From research and development to post-Trump distribution, and if the vaccines crush the pandemic, the US response has gotten infinitely better. After months of orange tinted ignorance, incoherence, and political malpractice, this country’s hit such a tentative stride that I dare say the last two months have become the best PR (propaganda, remember) campaign the institution of socialized medicine could hope for! Make no mistake: socialism is exactly what it is.
From Big Pharma’s government-insured R & D to free mass distribution: covid brought European-style medicine to America. And guess what. People like it! More importantly it’s working not just to fight the batdemic but as a reminder that government can be both effective and a positive force in people’s lives. Yes, most are happy, even mildly impressed, with the direction things have turned.
Not everyone, of course. Of course! For millions, those who’ve invested every molecule of their being in the idea that government is always the problem, stories of socialist success are political nightmares threatening their adopted religion: masochistic austerity rebranded as “rugged self-reliance and individualism.”
FRIENDLY WARNING: This goes against The Rules of Successful Inspiration Writing, but if thus far this piece has uplifted you, and a good hard wholesome uplift is what you needed, stop here. No worries! We can catch up later!
Media outlets have highlighted the predictable partisan split between those getting the vaccine and those who refuse. We’ve politicized masks, lockdowns, closures, and even the constitutionally mandated formality of counting Electoral College votes. Why not something as elementary as vaccinations? Most of the patriotic Republican party, at least those identifying as patriotic the way Bruce Jenner identifies as female, have snuggled up next to Jenny McCarthy, Robert Kennedy Jr. and the rest of the Antivax Circus freakshow.
“The Q-Shaman, Jenny McCarthy, and JFK’s nephew walk into a bar…”
Over the last few years, I’ve talked about echo chambers, boutique news, data overload, and what happens when people can’t tell truth from falsehood. (hint: they don’t stay free) I’ve also openly struggled to find, clear, and walk what I’ve called The Path to Empathy. When it comes to vaccine attitudes, I think it’s easy to explain this away with one word, and it’s not “disinformation.” It’s another example of the “can I allow myself to believe this?” post hoc standard. It’s not rational, it’s emotive rationalization. It’s pouting. It’s throwing poo at everyone rejecting Trump and his claims of a “stolen election.”

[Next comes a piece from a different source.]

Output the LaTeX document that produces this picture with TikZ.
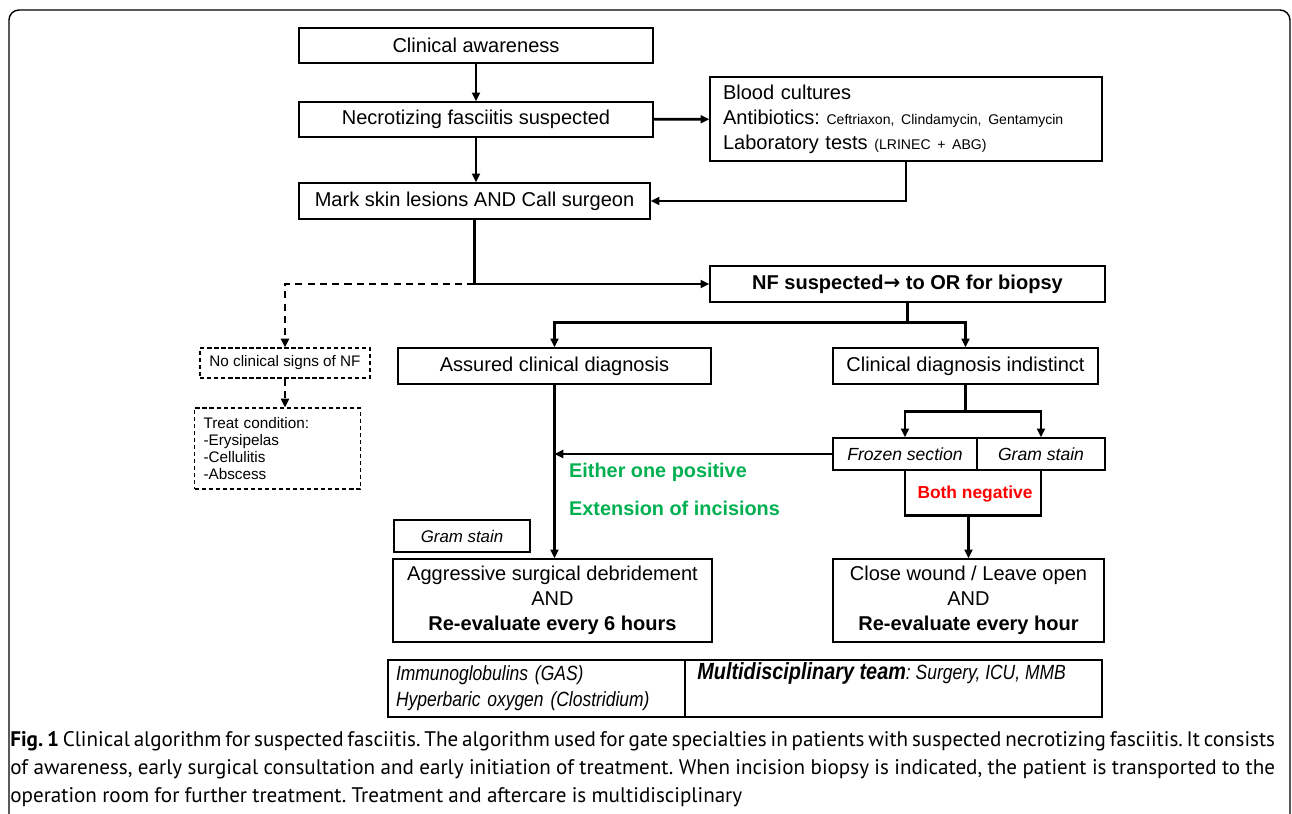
\documentclass[tikz,border=0pt]{standalone}
\usepackage{fontspec}
\setmainfont{Liberation Sans}
\newfontfamily\narrowfont[FakeStretch=0.85]{Liberation Sans}
\newfontfamily\arrowfont{DejaVu Sans}
\newfontfamily\capfont{PT Sans}
\usetikzlibrary{arrows.meta,calc}
\definecolor{PosClr}{RGB}{0,176,80}
\definecolor{NegClr}{RGB}{255,0,0}
\frenchspacing
\newcommand{\mainfs}{\fontsize{11.4}{14.2}\selectfont}
\newcommand{\smallfs}{\fontsize{8.7}{9.5}\selectfont}
\newcommand{\tinyfs}{\fontsize{8.0}{10}\selectfont}
\newcommand{\capfs}{\capfont\fontsize{12.0}{14}\selectfont\spaceskip=0.25em plus 0.3em minus 0.15em}

\tikzset{
  box/.style={draw,line width=0.8pt,inner sep=0pt,align=center,font=\mainfs},
  dbox/.style={draw,line width=0.6pt,dash pattern=on 2.5pt off 1.5pt,inner sep=0pt,font=\smallfs},
  flow/.style={line width=1.5pt,-{Triangle[length=5pt,width=4.5pt]}},
  dflow/.style={flow,dash pattern=on 4pt off 3pt},
  link/.style={line width=1.5pt},
  capline/.style={anchor=base west,inner sep=0pt,font=\capfs}
}

\begin{document}
\begin{tikzpicture}[x=0.02cm,y=-0.02cm]
\useasboundingbox (0,0) rectangle (1292,814);
\draw[line width=0.8pt,rounded corners=0.2cm] (9,816) -- (9,10) -- (1290,10) -- (1290,816);

% main column
\node[box,minimum width=7.08cm,minimum height=0.70cm] (aware) at (476,45.5) {Clinical awareness};
\node[box,minimum width=7.08cm,minimum height=0.70cm] (suspect) at (476,119.5) {Necrotizing fasciitis suspected};
\node[box,align=left,text width=7.32cm,inner xsep=0.26cm,minimum height=1.68cm] (blood) at (906,119)
  {Blood cultures\\ Antibiotics: {\tinyfs Ceftriaxon, Clindamycin, Gentamycin}\\ Laboratory tests {\tinyfs (LRINEC + ABG)}};
\node[box,minimum width=7.02cm,minimum height=0.72cm] (mark) at (474.5,201) {Mark skin lesions AND Call surgeon};
\node[box,minimum width=7.9cm,minimum height=0.72cm,font=\mainfs\bfseries] (nfor) at (907.5,284)
  {NF suspected{\arrowfont\bfseries→} to OR for biopsy};

% no NF
\node[dbox,minimum width=3.4cm,minimum height=0.6cm] (nosign) at (285,363) {No clinical signs of NF};
\node[dbox,align=left,text width=2.96cm,inner xsep=0.18cm,minimum height=1.62cm] (treat) at (277.5,448.5)
  {Treat condition:\\ -Erysipelas\\ -Cellulitis\\ -Abscess};

% branches
\node[box,minimum width=6.26cm,minimum height=0.72cm] (assured) at (554.5,366) {Assured clinical diagnosis};
\node[box,minimum width=5.3cm,minimum height=0.72cm] (indist) at (965.5,366) {Clinical diagnosis indistinct};
\node[box,minimum width=2.88cm,minimum height=0.64cm,font=\fontsize{10}{12}\selectfont\itshape] (frozen) at (905,454) {Frozen section};
\node[box,minimum width=2.56cm,minimum height=0.64cm,font=\fontsize{10}{12}\selectfont\itshape] (gram) at (1041,454) {Gram stain};
\node[box,minimum width=2.72cm,minimum height=0.64cm,font=\fontsize{9.6}{12}\selectfont\itshape] (gramsm) at (462,536) {Gram stain};
\node[box,minimum width=6.38cm,minimum height=1.66cm] (aggr) at (552.5,600.5)
  {Aggressive surgical debridement\\ AND\\ \textbf{Re-evaluate every 6 hours}};
\node[box,minimum width=5.42cm,minimum height=1.66cm] (close) at (968.5,600.5)
  {Close wound / Leave open\\ AND\\ \textbf{Re-evaluate every hour}};

% treatment row
\node[box,align=left,text width=5.62cm,inner xsep=0.16cm,minimum height=1.14cm,font=\narrowfont\fontsize{11.7}{14.7}\selectfont\itshape] (immuno) at (536.5,688.5)
  {Immunoglobulins (GAS)\\ Hyperbaric oxygen (Clostridium)};
\node[box,minimum width=8.34cm,minimum height=1.14cm] (multi) at (893.5,688.5) {};
\node[anchor=base west,inner sep=0pt,font=\narrowfont\itshape] (team) at (697,679)
  {\fontsize{13.3}{15}\selectfont\bfseries Multidisciplinary team\fontsize{11.7}{14}\selectfont\mdseries: Surgery, ICU, MMB};

% connectors
\draw[flow] (aware) -- (suspect);
\draw[flow] (suspect.south) -- (suspect.south |- mark.north);
\draw[flow] (suspect) -- (blood);
\draw[flow] (blood.south) |- (mark.east);
\coordinate (split) at (mark.south |- nfor.west);
\draw[flow] (mark.south) |- (nfor.west);
\draw[dflow] (split) -| (nosign.north);
\draw[dflow] (nosign) -- (nosign |- treat.north);

\draw[link] (nfor.south) -- ++(0,20) coordinate (fork);
\draw[flow] (fork) -| (assured.north);
\draw[flow] (fork) -| (indist.north);
\draw[flow] (assured.south) -- (assured.south |- aggr.north);

\draw[link] (indist.south) -- ++(0,27) coordinate (fork2);
\draw[flow] (fork2) -| (frozen.north);
\draw[flow] (fork2) -| (gram.north);
\draw[flow] (frozen.west) -- (assured.south |- frozen.west);

\draw[link] (frozen.south) -- ++(0,45) coordinate (negL) -| (gram.south);
\draw[flow] (close.north |- negL) -- (close.north);

% labels
\node[anchor=west,font=\fontsize{11.3}{13}\selectfont\bfseries,text=PosClr] (pos) at (563,472) {Either one positive};
\node[anchor=west,font=\fontsize{11.3}{13}\selectfont\bfseries,text=PosClr] (ext) at (563,508) {Extension of incisions};
\node[font=\fontsize{9.9}{12}\selectfont\bfseries,text=NegClr] (neg) at (975,494) {Both negative};

% caption
\node[capline] (cap1) at (10,746)
  {\hbox to 25.3cm{\textbf{Fig. 1} Clinical algorithm for suspected fasciitis. The algorithm used for gate specialties in patients with suspected necrotizing fasciitis. It consists}};
\node[capline] (cap2) at (10,774)
  {\hbox to 25.3cm{of awareness, early surgical consultation and early initiation of treatment. When incision biopsy is indicated, the patient is transported to the}};
\node[capline] (cap3) at (10,802)
  {operation room for further treatment. Treatment and aftercare is multidisciplinary};
\end{tikzpicture}
\end{document}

That short concise word is “butthurt.”
Two words would paint the better picture. Let’s add “fear” to the mix. Fear that a receding pandemic will expose the practical and widespread benefits of socialized medicine administered by an efficient government.
Fear and Loathsome Butthurt in Trumptown. This summer on OAN!
Could it be that simple? Of course. To steal a trendy cliche, I’m not breaking any news:
“So long as opinion is strongly rooted in the feelings, it gains rather than loses instability by having a preponderating weight of argument against it. For if it were accepted as a result of argument, the refutation of the argument might shake the solidity of the conviction; but when it rests solely on feeling, worse it fares in argumentative contest, the more persuaded adherents are that their feeling must have some deeper ground, which the arguments do not reach; and while the feeling remains, it is always throwing up fresh intrenchments of argument to repair any breach made in the old.” -John Stuart Mill
Regardless of the images of divine depth and complexity dancing in our heads, people aren’t that complicated. Emotive is the most common kind of reasoning. The one consumed by it is always the last to notice. By the time they do, it’s too late. They’ve invested too much social capital, Face saving social momentum takes over, and the fictional narrative suddenly staggers to life like Frankentrump’s rhetorical monster.
That’s where we are, kids. No vaccine can cure politically charged willful ignorance. Especially when personal branding fuses with an established identity. You can neither save nor reason with these folks. They’re lost. They have to flip the internal cognitive switch themselves.